▶ [Problem to solve] Restate the whole of the material. Keep every word, and drop the pictures.

▶ [Given data]
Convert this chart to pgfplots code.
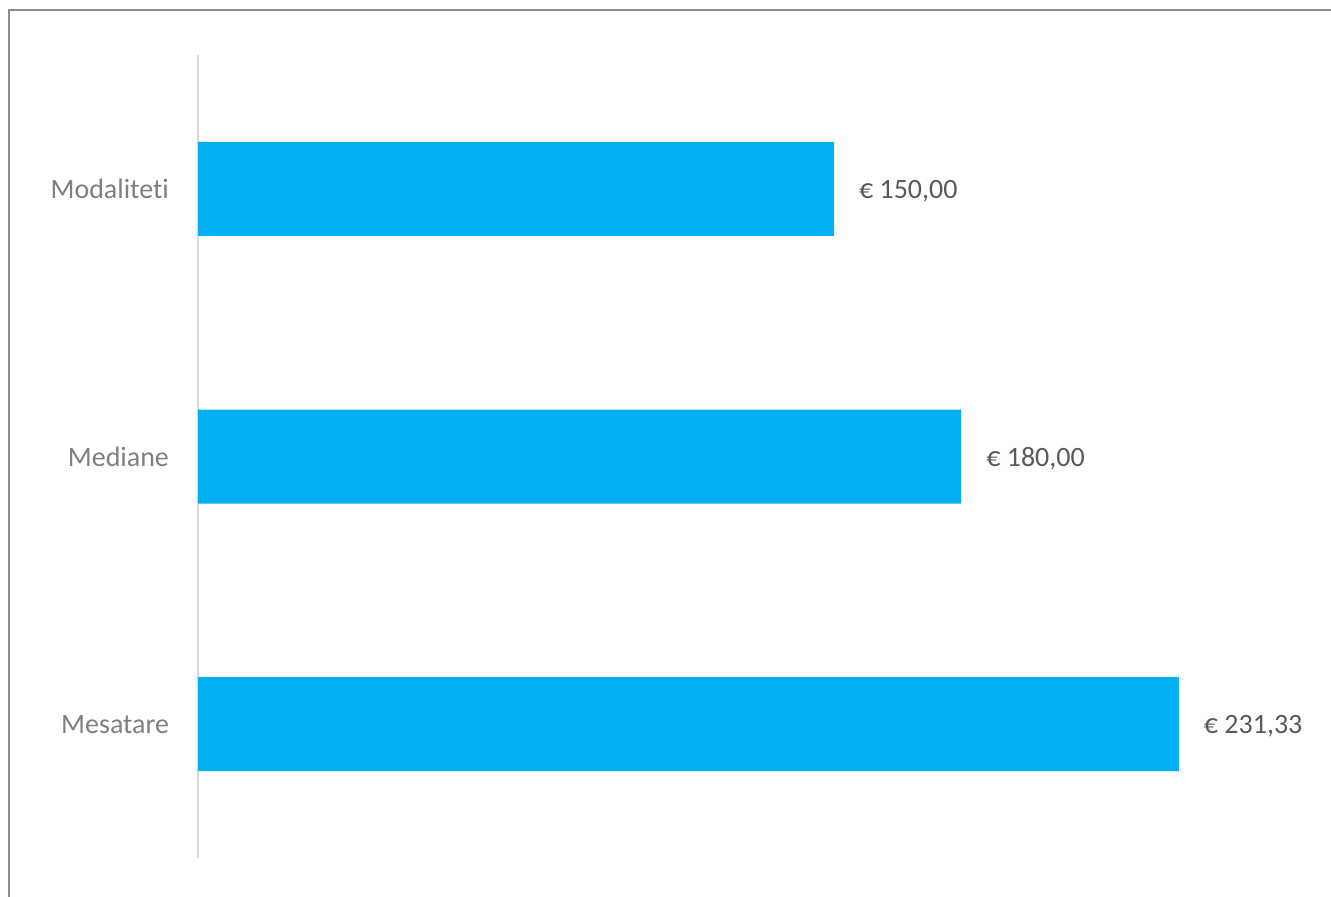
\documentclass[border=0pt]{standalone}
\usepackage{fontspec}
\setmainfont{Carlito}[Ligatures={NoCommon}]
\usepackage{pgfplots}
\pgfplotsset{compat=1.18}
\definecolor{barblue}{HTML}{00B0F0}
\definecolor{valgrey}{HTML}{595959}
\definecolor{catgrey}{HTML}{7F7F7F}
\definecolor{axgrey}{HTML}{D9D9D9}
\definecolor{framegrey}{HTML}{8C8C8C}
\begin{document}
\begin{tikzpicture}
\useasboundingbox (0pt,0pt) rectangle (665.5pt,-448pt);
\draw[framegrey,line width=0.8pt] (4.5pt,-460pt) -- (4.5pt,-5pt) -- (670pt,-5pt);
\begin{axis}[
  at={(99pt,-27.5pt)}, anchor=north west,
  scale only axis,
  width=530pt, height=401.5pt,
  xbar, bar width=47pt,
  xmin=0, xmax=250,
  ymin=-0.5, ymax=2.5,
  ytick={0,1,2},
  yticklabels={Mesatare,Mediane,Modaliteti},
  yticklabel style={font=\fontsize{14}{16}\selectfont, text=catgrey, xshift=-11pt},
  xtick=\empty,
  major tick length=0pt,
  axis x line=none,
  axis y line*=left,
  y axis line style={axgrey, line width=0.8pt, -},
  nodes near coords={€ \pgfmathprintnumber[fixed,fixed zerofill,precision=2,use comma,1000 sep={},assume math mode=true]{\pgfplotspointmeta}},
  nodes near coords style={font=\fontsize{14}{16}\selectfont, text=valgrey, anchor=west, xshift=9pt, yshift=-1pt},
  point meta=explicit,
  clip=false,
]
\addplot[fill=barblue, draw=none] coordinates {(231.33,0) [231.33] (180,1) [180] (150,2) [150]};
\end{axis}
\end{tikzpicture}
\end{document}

▶ [Task solution]
Convert this chart to pgfplots code.
\documentclass[border=0pt]{standalone}
\usepackage{fontspec}
\setmainfont{Carlito}[Ligatures={NoCommon}]
\usepackage{pgfplots}
\pgfplotsset{compat=1.18}
\definecolor{barblue}{HTML}{00B0F0}
\definecolor{valgrey}{HTML}{595959}
\definecolor{catgrey}{HTML}{7F7F7F}
\definecolor{axgrey}{HTML}{D9D9D9}
\definecolor{framegrey}{HTML}{8C8C8C}
\begin{document}
\begin{tikzpicture}
\useasboundingbox (0pt,0pt) rectangle (665.5pt,-448pt);
\draw[framegrey,line width=0.8pt] (4.5pt,-460pt) -- (4.5pt,-5pt) -- (670pt,-5pt);
\begin{axis}[
  at={(99pt,-27.5pt)}, anchor=north west,
  scale only axis,
  width=530pt, height=401.5pt,
  xbar, bar width=47pt,
  xmin=0, xmax=250,
  ymin=-0.5, ymax=2.5,
  ytick={0,1,2},
  yticklabels={Mesatare,Mediane,Modaliteti},
  yticklabel style={font=\fontsize{14}{16}\selectfont, text=catgrey, xshift=-11pt},
  xtick=\empty,
  major tick length=0pt,
  axis x line=none,
  axis y line*=left,
  y axis line style={axgrey, line width=0.8pt, -},
  nodes near coords={€ \pgfmathprintnumber[fixed,fixed zerofill,precision=2,use comma,1000 sep={},assume math mode=true]{\pgfplotspointmeta}},
  nodes near coords style={font=\fontsize{14}{16}\selectfont, text=valgrey, anchor=west, xshift=9pt, yshift=-1pt},
  point meta=explicit,
  clip=false,
]
\addplot[fill=barblue, draw=none] coordinates {(231.33,0) [231.33] (180,1) [180] (150,2) [150]};
\end{axis}
\end{tikzpicture}
\end{document}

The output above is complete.